## start Supplied material

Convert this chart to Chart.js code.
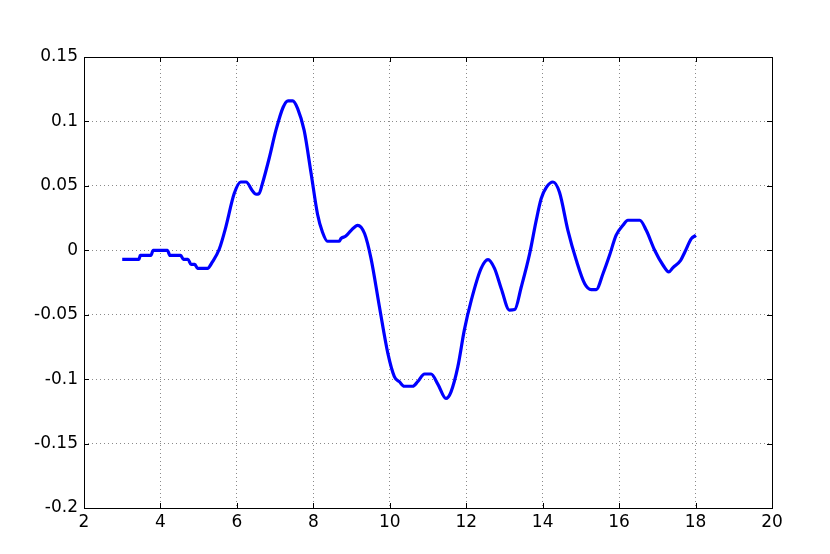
<!DOCTYPE html>
<html>
<head>
<meta charset="utf-8">
<script src="https://cdn.jsdelivr.net/npm/chart.js@4/dist/chart.umd.min.js"></script>
<style>
html,body{margin:0;padding:0;background:#fff;}
#wrap{width:830px;height:554px;position:relative;}
</style>
</head>
<body>
<div id="wrap"><canvas id="c" width="830" height="554"></canvas></div>
<script>
const xValues = [3.0, 3.44, 3.47, 3.75, 3.81, 4.18, 4.25, 4.53, 4.6, 4.72, 4.8, 4.9, 4.97, 5.23, 5.36, 5.54, 5.71, 5.93, 6.1, 6.24, 6.41, 6.5, 6.58, 6.67, 6.85, 7.02, 7.21, 7.34, 7.46, 7.59, 7.76, 7.94, 8.11, 8.24, 8.37, 8.68, 8.72, 8.85, 8.99, 9.16, 9.34, 9.51, 9.73, 9.95, 10.12, 10.25, 10.38, 10.6, 10.73, 10.91, 11.08, 11.26, 11.47, 11.6, 11.78, 11.95, 12.13, 12.39, 12.57, 12.74, 12.92, 13.13, 13.27, 13.44, 13.66, 13.83, 13.96, 14.1, 14.27, 14.44, 14.66, 14.88, 15.1, 15.27, 15.4, 15.58, 15.75, 15.92, 16.1, 16.23, 16.54, 16.71, 16.93, 17.15, 17.3, 17.41, 17.61, 17.72, 17.89, 18.01];
const yValues = [-0.007, -0.007, -0.004, -0.004, 0, 0, -0.004, -0.004, -0.007, -0.007, -0.011, -0.011, -0.014, -0.014, -0.009, 0.001, 0.018, 0.044, 0.053, 0.053, 0.046, 0.0435, 0.044, 0.052, 0.072, 0.093, 0.111, 0.116, 0.116, 0.110, 0.093, 0.060, 0.028, 0.014, 0.007, 0.007, 0.009, 0.011, 0.0155, 0.0194, 0.013, -0.0065, -0.044, -0.080, -0.098, -0.102, -0.1055, -0.1055, -0.102, -0.096, -0.096, -0.104, -0.115, -0.110, -0.0905, -0.062, -0.039, -0.014, -0.0072, -0.014, -0.030, -0.0464, -0.046, -0.0285, -0.0026, 0.023, 0.040, 0.049, 0.053, 0.045, 0.0155, -0.0078, -0.026, -0.0305, -0.0305, -0.018, -0.0039, 0.0116, 0.0194, 0.0233, 0.0233, 0.0155, 0.0, -0.0116, -0.0168, -0.0134, -0.0078, -0.0013, 0.009, 0.0116];
const xTicks = [2, 4, 6, 8, 10, 12, 14, 16, 18, 20];
const yTicks = [-0.2, -0.15, -0.1, -0.05, 0, 0.05, 0.1, 0.15];

const points = xValues.map((x, i) => ({x: x, y: yValues[i]}));

const framePlugin = {
  id: 'frame',
  afterDraw(chart) {
    const {ctx, chartArea: a, scales} = chart;
    ctx.save();
    ctx.strokeStyle = '#000';
    ctx.lineWidth = 1;
    ctx.beginPath();
    const L = 5;
    xTicks.forEach(v => {
      const px = Math.round(scales.x.getPixelForValue(v)) + 0.5;
      ctx.moveTo(px, a.bottom); ctx.lineTo(px, a.bottom - L);
      ctx.moveTo(px, a.top); ctx.lineTo(px, a.top + L);
    });
    yTicks.forEach(v => {
      const py = Math.round(scales.y.getPixelForValue(v)) + 0.5;
      ctx.moveTo(a.left, py); ctx.lineTo(a.left + L, py);
      ctx.moveTo(a.right, py); ctx.lineTo(a.right - L, py);
    });
    ctx.stroke();
    ctx.strokeRect(Math.round(a.left) + 0.5, Math.round(a.top) + 0.5, Math.round(a.right - a.left), Math.round(a.bottom - a.top));
    ctx.restore();
  }
};

const tickFont = {family: 'DejaVu Sans', size: 17};

new Chart(document.getElementById('c'), {
  type: 'line',
  data: {
    datasets: [{
      data: points,
      borderColor: '#0000ff',
      borderWidth: 3.2,
      pointRadius: 0,
      fill: false,
      cubicInterpolationMode: 'monotone'
    }]
  },
  options: {
    responsive: false,
    animation: false,
    devicePixelRatio: 1,
    layout: {padding: {left: 0, top: 57, right: 58, bottom: 0}},
    plugins: {legend: {display: false}, tooltip: {enabled: false}},
    scales: {
      x: {
        type: 'linear', min: 2, max: 20,
        afterBuildTicks: s => { s.ticks = xTicks.map(v => ({value: v})); },
        afterFit: s => { s.height = 46; },
        grid: {color: '#8a8a8a', drawTicks: false, lineWidth: 1},
        border: {display: false, dash: [1, 3]},
        ticks: {color: '#000', font: tickFont, padding: 4, maxRotation: 0,
          callback: v => String(v)}
      },
      y: {
        type: 'linear', min: -0.2, max: 0.15,
        afterBuildTicks: s => { s.ticks = yTicks.map(v => ({value: v})); },
        afterFit: s => { s.width = 84; },
        grid: {color: '#8a8a8a', drawTicks: false, lineWidth: 1},
        border: {display: false, dash: [1, 3]},
        ticks: {color: '#000', font: tickFont, padding: 6,
          callback: v => String(Math.round(v * 100) / 100)}
      }
    }
  },
  plugins: [framePlugin]
});
</script>
</body>
</html>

## end Supplied material

Set down the material exactly, every line of it, except for the pictures.

__Problem solution__:
Convert this chart to Chart.js code.
<!DOCTYPE html>
<html>
<head>
<meta charset="utf-8">
<script src="https://cdn.jsdelivr.net/npm/chart.js@4/dist/chart.umd.min.js"></script>
<style>
html,body{margin:0;padding:0;background:#fff;}
#wrap{width:830px;height:554px;position:relative;}
</style>
</head>
<body>
<div id="wrap"><canvas id="c" width="830" height="554"></canvas></div>
<script>
const xValues = [3.0, 3.44, 3.47, 3.75, 3.81, 4.18, 4.25, 4.53, 4.6, 4.72, 4.8, 4.9, 4.97, 5.23, 5.36, 5.54, 5.71, 5.93, 6.1, 6.24, 6.41, 6.5, 6.58, 6.67, 6.85, 7.02, 7.21, 7.34, 7.46, 7.59, 7.76, 7.94, 8.11, 8.24, 8.37, 8.68, 8.72, 8.85, 8.99, 9.16, 9.34, 9.51, 9.73, 9.95, 10.12, 10.25, 10.38, 10.6, 10.73, 10.91, 11.08, 11.26, 11.47, 11.6, 11.78, 11.95, 12.13, 12.39, 12.57, 12.74, 12.92, 13.13, 13.27, 13.44, 13.66, 13.83, 13.96, 14.1, 14.27, 14.44, 14.66, 14.88, 15.1, 15.27, 15.4, 15.58, 15.75, 15.92, 16.1, 16.23, 16.54, 16.71, 16.93, 17.15, 17.3, 17.41, 17.61, 17.72, 17.89, 18.01];
const yValues = [-0.007, -0.007, -0.004, -0.004, 0, 0, -0.004, -0.004, -0.007, -0.007, -0.011, -0.011, -0.014, -0.014, -0.009, 0.001, 0.018, 0.044, 0.053, 0.053, 0.046, 0.0435, 0.044, 0.052, 0.072, 0.093, 0.111, 0.116, 0.116, 0.110, 0.093, 0.060, 0.028, 0.014, 0.007, 0.007, 0.009, 0.011, 0.0155, 0.0194, 0.013, -0.0065, -0.044, -0.080, -0.098, -0.102, -0.1055, -0.1055, -0.102, -0.096, -0.096, -0.104, -0.115, -0.110, -0.0905, -0.062, -0.039, -0.014, -0.0072, -0.014, -0.030, -0.0464, -0.046, -0.0285, -0.0026, 0.023, 0.040, 0.049, 0.053, 0.045, 0.0155, -0.0078, -0.026, -0.0305, -0.0305, -0.018, -0.0039, 0.0116, 0.0194, 0.0233, 0.0233, 0.0155, 0.0, -0.0116, -0.0168, -0.0134, -0.0078, -0.0013, 0.009, 0.0116];
const xTicks = [2, 4, 6, 8, 10, 12, 14, 16, 18, 20];
const yTicks = [-0.2, -0.15, -0.1, -0.05, 0, 0.05, 0.1, 0.15];

const points = xValues.map((x, i) => ({x: x, y: yValues[i]}));

const framePlugin = {
  id: 'frame',
  afterDraw(chart) {
    const {ctx, chartArea: a, scales} = chart;
    ctx.save();
    ctx.strokeStyle = '#000';
    ctx.lineWidth = 1;
    ctx.beginPath();
    const L = 5;
    xTicks.forEach(v => {
      const px = Math.round(scales.x.getPixelForValue(v)) + 0.5;
      ctx.moveTo(px, a.bottom); ctx.lineTo(px, a.bottom - L);
      ctx.moveTo(px, a.top); ctx.lineTo(px, a.top + L);
    });
    yTicks.forEach(v => {
      const py = Math.round(scales.y.getPixelForValue(v)) + 0.5;
      ctx.moveTo(a.left, py); ctx.lineTo(a.left + L, py);
      ctx.moveTo(a.right, py); ctx.lineTo(a.right - L, py);
    });
    ctx.stroke();
    ctx.strokeRect(Math.round(a.left) + 0.5, Math.round(a.top) + 0.5, Math.round(a.right - a.left), Math.round(a.bottom - a.top));
    ctx.restore();
  }
};

const tickFont = {family: 'DejaVu Sans', size: 17};

new Chart(document.getElementById('c'), {
  type: 'line',
  data: {
    datasets: [{
      data: points,
      borderColor: '#0000ff',
      borderWidth: 3.2,
      pointRadius: 0,
      fill: false,
      cubicInterpolationMode: 'monotone'
    }]
  },
  options: {
    responsive: false,
    animation: false,
    devicePixelRatio: 1,
    layout: {padding: {left: 0, top: 57, right: 58, bottom: 0}},
    plugins: {legend: {display: false}, tooltip: {enabled: false}},
    scales: {
      x: {
        type: 'linear', min: 2, max: 20,
        afterBuildTicks: s => { s.ticks = xTicks.map(v => ({value: v})); },
        afterFit: s => { s.height = 46; },
        grid: {color: '#8a8a8a', drawTicks: false, lineWidth: 1},
        border: {display: false, dash: [1, 3]},
        ticks: {color: '#000', font: tickFont, padding: 4, maxRotation: 0,
          callback: v => String(v)}
      },
      y: {
        type: 'linear', min: -0.2, max: 0.15,
        afterBuildTicks: s => { s.ticks = yTicks.map(v => ({value: v})); },
        afterFit: s => { s.width = 84; },
        grid: {color: '#8a8a8a', drawTicks: false, lineWidth: 1},
        border: {display: false, dash: [1, 3]},
        ticks: {color: '#000', font: tickFont, padding: 6,
          callback: v => String(Math.round(v * 100) / 100)}
      }
    }
  },
  plugins: [framePlugin]
});
</script>
</body>
</html>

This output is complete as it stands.